During those 52 years she made all the correct (and even daring) decisions that finally brought us and our two daughters to a Canada in 1975, which in this 21st century I like to define as a country that has air, space and water.
It is impossible for me to consider International Women’s Day without thinking of a strong-willed woman who quietly (she never ever shouted) persuaded me to act in the correct manner to the point that this, heretofore Latin macho, just let her have her own will because I knew she knew better.
From early on she was a proto-feminist telling me to sew my own buttons and hem my jeans. It was only when large plants had to be moved that she knew that I could be of help as I was a tad stronger (physically) than she was.
I have no idea how in a recent past when she would visit her mother in Brockville (via the Ottawa airport) she would drive a rented car in a snowstorm safely. I am sure that is ample proof that some guardian angels may be women and that she surely had one.
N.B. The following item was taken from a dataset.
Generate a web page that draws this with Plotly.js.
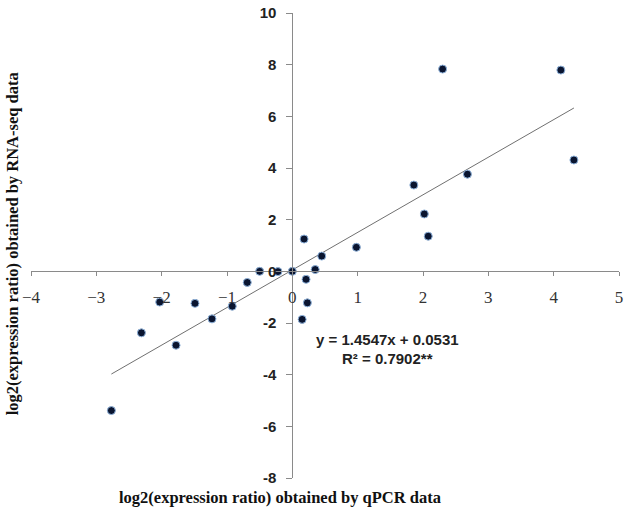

Often she pointed out (quietly) of my expenses in matting and framing my photographs for the many shows I had in the late 90s and the beginning of this century. She knew that she had to allow for some expenses that were making her then stressful financial planning a problem that kept her from sleeping nights. But no I thought I was an artist!
So for many years I was the artist and she was the straight woman who knew about money and how to help our granddaughters with their math. Then I discovered her talent for gardening and for the picking of good garden plants before anybody knew about it. I thought she was a snob (but then I love snobs and that is why I particularly loved her).
How was I to know that when we visited New York City in the beginning of 2018 that my wife was an avid art fiend? We showed up at the Metropolitan Museum of Art at 10am and left when it closed at 5:30. She was keen on seeing everything even when I suggested, “Would you want to see the medieval armour collection?” She spent lots of time taking photographs with her phone of the horse armour. Then on other days we went to MOMA and the Frick. There was little time left to go to other museums. How could I have not known this?
Rosemary knew how to dress elegantly. I may have inherited something from my mother in this in that I was the one who would go with Rosemary to buy shoes and she would end up liking and buying the shoes I suggested.
As a little boy I was not allowed to play with dolls. I believe that little boys should be allowed. In my photographic career which involved many women of note and some not so well known, my desire to dress up dolls became a reality. My photographs of women for magazine involved good styling and elegant posture with graceful placement of hands. My Rosemary was the one who taught me this and she would sometime brutally tell me why a photograph was all wrong. I learned quickly.
For years I had the fantasy of being asked to arrange for the guest list for a reception for the visiting Queen Elizabeth. I had three shoo-ins: they were Arthur Erickson, Carole Taylor and my Rosemary.
Rosemary never spoke much. With her in any room everybody noticed her strong presence.
Perhaps it was my imagination, but these folks would then look at me and think: “How did you manage to land this strong and successful woman?”